How does self-hosting work?

Accepted Answer

The self-host distribution will ship as a docker-compose stack: FastAPI app container, ML worker container (Florence-2 / OpenCLIP / RetinaFace weights), PostgreSQL 16 with pgvector extension, Redis 7 for queueing, MinIO for object storage, and Caddy for TLS. `docker compose up -d` brings the whole thing up. Hardware: ~4 GB RAM minimum (8 GB recommended), 10 GB disk + your photo storage, and ideally a recent CPU with AVX2 for ML inference. GPU is optional but speeds up batch processing.

Question 17

What's the difference between self-host and managed hosted?

Accepted Answer

Same engine, different operations. Self-host is free, gives you complete control of the hardware and data, and requires comfort with Docker for setup and updates. Managed hosted is paid (pricing TBD), runs your data in a single-tenant deployment fenced behind Postgres RLS, handles backups + TLS + updates automatically, and is for users who'd rather not maintain their own server.
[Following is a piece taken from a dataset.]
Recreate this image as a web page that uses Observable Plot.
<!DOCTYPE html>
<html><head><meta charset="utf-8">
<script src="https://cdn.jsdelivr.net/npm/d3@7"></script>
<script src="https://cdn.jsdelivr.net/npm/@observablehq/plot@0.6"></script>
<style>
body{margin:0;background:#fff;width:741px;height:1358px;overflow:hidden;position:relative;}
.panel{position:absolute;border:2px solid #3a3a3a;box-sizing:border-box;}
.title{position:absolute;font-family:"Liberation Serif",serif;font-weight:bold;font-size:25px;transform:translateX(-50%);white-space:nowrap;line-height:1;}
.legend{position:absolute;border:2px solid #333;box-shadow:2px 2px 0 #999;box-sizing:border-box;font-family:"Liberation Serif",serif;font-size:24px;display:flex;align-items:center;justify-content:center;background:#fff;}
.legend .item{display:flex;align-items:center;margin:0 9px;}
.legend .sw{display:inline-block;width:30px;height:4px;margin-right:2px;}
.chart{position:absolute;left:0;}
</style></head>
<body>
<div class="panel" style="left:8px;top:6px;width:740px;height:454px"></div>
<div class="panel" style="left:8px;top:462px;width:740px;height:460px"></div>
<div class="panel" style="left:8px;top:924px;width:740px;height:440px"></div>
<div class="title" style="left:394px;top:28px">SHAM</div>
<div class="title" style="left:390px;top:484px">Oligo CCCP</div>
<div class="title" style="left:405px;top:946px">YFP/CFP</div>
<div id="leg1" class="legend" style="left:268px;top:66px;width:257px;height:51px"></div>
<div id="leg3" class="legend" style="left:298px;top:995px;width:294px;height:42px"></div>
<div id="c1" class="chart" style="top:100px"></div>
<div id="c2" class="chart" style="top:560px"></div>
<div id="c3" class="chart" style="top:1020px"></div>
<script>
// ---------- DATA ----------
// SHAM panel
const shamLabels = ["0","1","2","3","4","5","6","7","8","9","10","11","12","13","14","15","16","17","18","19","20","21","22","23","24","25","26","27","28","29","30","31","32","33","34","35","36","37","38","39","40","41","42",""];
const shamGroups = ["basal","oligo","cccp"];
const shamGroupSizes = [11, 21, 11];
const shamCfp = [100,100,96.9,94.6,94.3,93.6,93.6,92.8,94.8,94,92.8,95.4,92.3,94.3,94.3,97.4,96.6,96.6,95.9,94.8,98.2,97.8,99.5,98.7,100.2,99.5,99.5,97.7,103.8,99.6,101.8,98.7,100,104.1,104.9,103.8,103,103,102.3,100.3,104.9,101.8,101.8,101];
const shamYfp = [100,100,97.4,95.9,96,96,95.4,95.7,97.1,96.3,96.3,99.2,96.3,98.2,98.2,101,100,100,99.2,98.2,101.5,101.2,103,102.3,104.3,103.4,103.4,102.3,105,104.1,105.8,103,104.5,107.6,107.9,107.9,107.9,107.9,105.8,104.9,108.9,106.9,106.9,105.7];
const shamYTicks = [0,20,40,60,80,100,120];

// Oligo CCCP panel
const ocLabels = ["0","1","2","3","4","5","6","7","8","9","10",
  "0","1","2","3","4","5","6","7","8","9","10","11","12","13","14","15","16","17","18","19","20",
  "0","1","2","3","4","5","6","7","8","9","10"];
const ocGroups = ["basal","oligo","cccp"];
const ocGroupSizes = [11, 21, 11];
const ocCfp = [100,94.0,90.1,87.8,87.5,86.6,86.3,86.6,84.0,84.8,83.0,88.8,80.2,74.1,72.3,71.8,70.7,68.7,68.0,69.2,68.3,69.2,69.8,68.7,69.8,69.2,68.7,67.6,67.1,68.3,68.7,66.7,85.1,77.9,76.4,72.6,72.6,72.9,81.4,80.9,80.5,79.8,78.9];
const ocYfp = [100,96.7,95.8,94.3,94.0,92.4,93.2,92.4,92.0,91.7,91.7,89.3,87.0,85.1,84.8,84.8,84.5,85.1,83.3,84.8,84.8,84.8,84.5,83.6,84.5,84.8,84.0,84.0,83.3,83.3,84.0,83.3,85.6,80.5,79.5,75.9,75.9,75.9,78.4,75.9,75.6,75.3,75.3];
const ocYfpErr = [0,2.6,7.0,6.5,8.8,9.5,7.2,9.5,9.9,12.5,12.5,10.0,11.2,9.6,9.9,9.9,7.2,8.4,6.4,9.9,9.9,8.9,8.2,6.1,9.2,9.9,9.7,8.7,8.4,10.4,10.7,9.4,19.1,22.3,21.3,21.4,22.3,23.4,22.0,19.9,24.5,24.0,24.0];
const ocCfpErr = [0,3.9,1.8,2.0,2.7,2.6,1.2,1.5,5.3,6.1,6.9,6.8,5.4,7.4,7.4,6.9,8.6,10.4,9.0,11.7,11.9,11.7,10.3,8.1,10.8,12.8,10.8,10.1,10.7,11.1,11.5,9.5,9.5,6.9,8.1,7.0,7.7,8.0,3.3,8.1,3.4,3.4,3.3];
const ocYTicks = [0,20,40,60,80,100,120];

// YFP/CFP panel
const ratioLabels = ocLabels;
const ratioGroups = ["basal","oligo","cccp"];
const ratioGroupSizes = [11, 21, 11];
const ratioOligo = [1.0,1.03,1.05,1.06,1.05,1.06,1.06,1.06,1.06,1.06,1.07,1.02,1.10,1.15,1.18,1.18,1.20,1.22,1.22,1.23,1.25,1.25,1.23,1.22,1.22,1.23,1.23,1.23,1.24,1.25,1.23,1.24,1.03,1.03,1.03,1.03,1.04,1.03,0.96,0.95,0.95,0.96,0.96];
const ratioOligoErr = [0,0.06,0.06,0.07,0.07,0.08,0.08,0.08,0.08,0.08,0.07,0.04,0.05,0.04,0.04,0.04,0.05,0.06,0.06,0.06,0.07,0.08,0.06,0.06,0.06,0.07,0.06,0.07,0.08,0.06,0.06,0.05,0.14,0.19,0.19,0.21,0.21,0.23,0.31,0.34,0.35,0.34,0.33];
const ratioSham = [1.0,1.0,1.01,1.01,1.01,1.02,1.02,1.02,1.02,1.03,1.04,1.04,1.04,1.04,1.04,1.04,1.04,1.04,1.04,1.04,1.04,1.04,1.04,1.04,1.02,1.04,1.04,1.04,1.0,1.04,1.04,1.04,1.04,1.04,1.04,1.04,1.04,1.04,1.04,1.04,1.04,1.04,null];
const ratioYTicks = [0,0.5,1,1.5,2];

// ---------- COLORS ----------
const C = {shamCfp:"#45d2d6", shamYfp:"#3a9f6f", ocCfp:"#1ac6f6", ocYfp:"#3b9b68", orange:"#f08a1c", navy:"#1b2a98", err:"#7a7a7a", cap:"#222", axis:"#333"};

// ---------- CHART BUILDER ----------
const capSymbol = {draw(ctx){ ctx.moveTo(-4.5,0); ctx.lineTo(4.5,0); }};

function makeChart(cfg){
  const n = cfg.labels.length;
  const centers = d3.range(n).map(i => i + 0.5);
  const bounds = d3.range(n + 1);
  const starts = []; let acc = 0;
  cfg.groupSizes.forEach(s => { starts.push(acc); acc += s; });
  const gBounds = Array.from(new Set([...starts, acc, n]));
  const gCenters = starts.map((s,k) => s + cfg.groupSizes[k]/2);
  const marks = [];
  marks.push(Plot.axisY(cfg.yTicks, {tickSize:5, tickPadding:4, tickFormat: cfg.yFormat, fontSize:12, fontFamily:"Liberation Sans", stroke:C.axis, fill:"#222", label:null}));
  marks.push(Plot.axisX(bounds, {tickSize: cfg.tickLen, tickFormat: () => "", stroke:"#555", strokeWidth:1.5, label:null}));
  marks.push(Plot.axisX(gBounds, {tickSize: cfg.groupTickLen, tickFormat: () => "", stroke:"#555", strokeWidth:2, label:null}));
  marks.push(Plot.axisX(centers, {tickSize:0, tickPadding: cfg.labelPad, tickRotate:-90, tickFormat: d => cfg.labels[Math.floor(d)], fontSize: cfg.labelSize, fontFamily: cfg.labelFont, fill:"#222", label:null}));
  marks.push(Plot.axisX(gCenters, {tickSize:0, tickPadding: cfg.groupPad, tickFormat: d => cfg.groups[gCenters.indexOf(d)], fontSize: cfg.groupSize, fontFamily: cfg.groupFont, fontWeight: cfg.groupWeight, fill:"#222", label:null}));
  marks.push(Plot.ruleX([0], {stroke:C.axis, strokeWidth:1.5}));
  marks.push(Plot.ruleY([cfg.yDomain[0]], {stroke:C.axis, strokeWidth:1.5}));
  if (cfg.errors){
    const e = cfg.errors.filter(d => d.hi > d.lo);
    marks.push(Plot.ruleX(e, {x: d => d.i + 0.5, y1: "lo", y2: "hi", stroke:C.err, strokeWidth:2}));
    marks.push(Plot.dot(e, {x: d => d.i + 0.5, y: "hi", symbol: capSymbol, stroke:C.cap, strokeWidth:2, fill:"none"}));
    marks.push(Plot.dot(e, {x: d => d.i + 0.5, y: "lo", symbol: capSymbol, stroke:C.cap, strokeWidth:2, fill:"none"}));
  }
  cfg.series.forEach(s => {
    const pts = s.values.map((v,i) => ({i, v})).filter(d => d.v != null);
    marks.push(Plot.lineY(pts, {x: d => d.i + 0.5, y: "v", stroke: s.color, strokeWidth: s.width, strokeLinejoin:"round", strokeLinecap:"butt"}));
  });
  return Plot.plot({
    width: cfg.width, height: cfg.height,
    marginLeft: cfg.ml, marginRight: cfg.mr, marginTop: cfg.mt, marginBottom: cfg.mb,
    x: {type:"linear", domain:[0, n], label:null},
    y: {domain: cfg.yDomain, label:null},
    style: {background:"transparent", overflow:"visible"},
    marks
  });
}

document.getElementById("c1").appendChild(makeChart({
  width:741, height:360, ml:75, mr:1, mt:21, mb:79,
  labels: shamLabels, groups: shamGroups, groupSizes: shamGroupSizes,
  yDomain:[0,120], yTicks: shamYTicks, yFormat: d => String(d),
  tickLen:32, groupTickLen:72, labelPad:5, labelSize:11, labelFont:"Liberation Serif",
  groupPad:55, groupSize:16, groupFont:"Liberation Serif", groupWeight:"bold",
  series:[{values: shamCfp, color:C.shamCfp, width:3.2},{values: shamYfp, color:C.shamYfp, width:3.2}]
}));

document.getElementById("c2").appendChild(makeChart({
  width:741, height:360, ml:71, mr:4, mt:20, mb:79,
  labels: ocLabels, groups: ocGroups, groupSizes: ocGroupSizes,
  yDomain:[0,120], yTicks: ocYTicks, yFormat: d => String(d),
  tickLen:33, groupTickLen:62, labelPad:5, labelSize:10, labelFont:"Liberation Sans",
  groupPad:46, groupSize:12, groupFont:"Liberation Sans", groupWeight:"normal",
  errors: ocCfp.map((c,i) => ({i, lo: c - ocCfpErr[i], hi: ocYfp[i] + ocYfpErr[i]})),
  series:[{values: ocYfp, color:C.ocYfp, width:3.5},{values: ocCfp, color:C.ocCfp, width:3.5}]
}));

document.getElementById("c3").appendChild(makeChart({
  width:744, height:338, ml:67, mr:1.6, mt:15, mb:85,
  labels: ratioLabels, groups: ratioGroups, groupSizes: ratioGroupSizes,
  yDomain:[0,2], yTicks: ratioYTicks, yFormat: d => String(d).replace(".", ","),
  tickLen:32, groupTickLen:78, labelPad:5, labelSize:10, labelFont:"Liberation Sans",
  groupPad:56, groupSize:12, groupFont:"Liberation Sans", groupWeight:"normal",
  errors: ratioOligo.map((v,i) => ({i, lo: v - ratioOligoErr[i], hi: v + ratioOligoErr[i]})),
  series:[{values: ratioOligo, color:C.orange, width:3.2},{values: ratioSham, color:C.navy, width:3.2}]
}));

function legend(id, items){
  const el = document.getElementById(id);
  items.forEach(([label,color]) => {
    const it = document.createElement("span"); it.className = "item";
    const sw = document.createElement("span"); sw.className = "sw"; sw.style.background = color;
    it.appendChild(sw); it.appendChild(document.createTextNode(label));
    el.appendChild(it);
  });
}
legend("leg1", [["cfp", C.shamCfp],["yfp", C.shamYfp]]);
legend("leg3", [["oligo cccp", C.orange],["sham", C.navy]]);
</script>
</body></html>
There is no feature gating between the two builds.

Question 18

Can I migrate from Google Photos / iCloud / OneDrive / Dropbox?

Accepted Answer

Yes. For Google Drive (which holds Google Photos exports plus general Drive files), neuthek has built-in cloud sync — Settings -> Cloud sync -> Connect Google Drive grants read-only access to your Drive folder tree, mirrors it into neuthek, and runs an hourly background sweep for new files. For iCloud / OneDrive / Dropbox, the current path is: use the provider's bulk export (Apple's Privacy Portal, OneDrive's download-as-zip, Dropbox's account-export) then drag the folder into neuthek for upload. Direct iCloud / OneDrive / Dropbox sync integrations are on the roadmap.

Question 19

How does Google Drive sync work?

Accepted Answer

neuthek uses Google's OAuth 2.0 with PKCE to request the `drive.readonly` scope — read-only, so neuthek can never write or delete files in your Drive. The refresh token is encrypted with Fernet before being stored. An hourly background sweep pulls new files, mirroring your Drive folder tree under a top-level "Google Drive" folder. Conflict detection flags files you edited locally after the last sync. Drive content is fenced out of AI training pipelines by default (Google Limited Use policy compliance); you can opt in per source to enable AI summaries and face detection.

Question 20

How much will it cost?

Accepted Answer

Self-host is free, forever. Managed hosted pricing is being finalized and will be published on the /hosting page before launch. The plan is: a free tier with a modest storage cap, a Pro tier for personal use, and a Business tier for shared / family use — all paid through Stripe.

Question 21

How do I get early access?

Accepted Answer

Join the waitlist at neuthek.com/waitlist. We email twice — once when early-access opens (limited cohort for the hosted version) and once at general availability. The signup form also has a checkbox for an optional weekly newsletter that summarizes each /updates entry.

Question 22

What technology stack does neuthek use?

Accepted Answer

Backend: FastAPI on Python 3.12 with async SQLAlchemy and asyncpg. Database: PostgreSQL 16 with the pgvector extension for embedding indexes. Cache + queue: Redis 7. Object storage: MinIO (S3 API), supporting SSE-S3 / SSE-KMS encryption. Vision: open-clip-torch (ViT-L-14) for embeddings, insightface (RetinaFace + ArcFace) for face detection, and microsoft/Florence-2-large for image captions. Auth: fastapi-users with JWT bearer tokens, TOTP 2FA, and Argon2 password hashing. Frontend: React 18 with TanStack Query, Vite, and Prism for code-file preview.